The history of Arsène Wenger’s transfer dealings and his willingness to balance the books probably means that someone is on the way out this summer, with Chilean star Alexis Sanchez the one whom Arsenal fans would least like to see on his way out. By valuing him at £80 million, Wenger is at least ensuring that he doesn’t lose his star player on the cheap before the expiry of his contract.

The exit of Alexis, however, would again return the perception that Arsenal are a selling club with regard to top talent. This time around, Wenger seems to be intent on holding his star man to his contract going into the last season before its expiry.

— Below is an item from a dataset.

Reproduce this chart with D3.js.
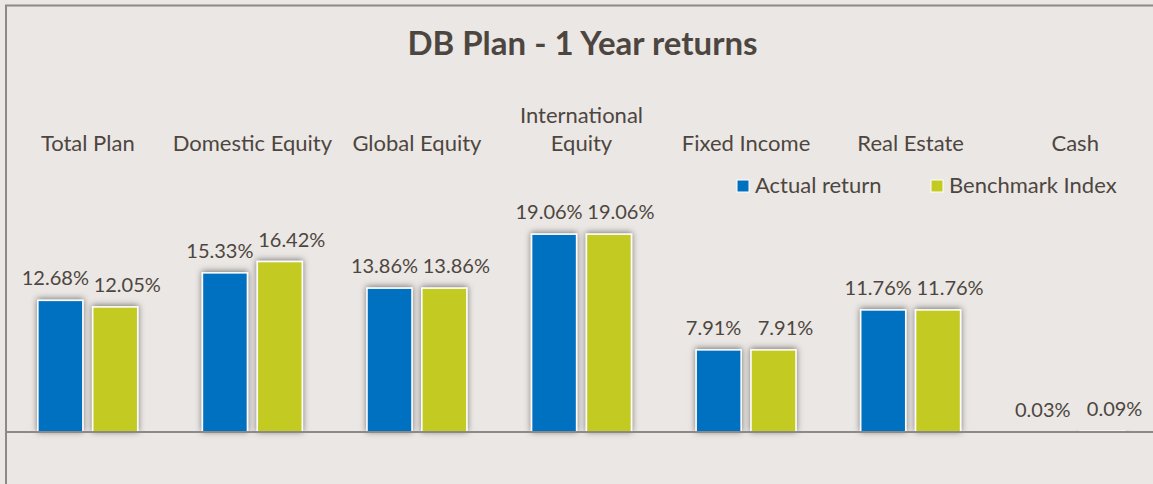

Sanchez’s latest wage demands are reportedly for £400,000 a week, which would even exceed the pay of the likes of Cristiano Ronaldo and Lionel Messi. Quite possibly, Arsenal will want to make themselves look more enticing through quality signings and a strong performance in the league, that they might entice Alexis to compromise on the wages front and sign a new contract by the next transfer window.

Similarly, if Arsenal have a poor first half of the season and the new batch of signings do not live up to expectations, the advantage would fall to Alexis in contract negotiations, as well as Manchester City, who could get their man on a free transfer next summer. As Wenger remarked back on the van Persie saga in 2012, only time will tell who’s going to get the best out of this situation.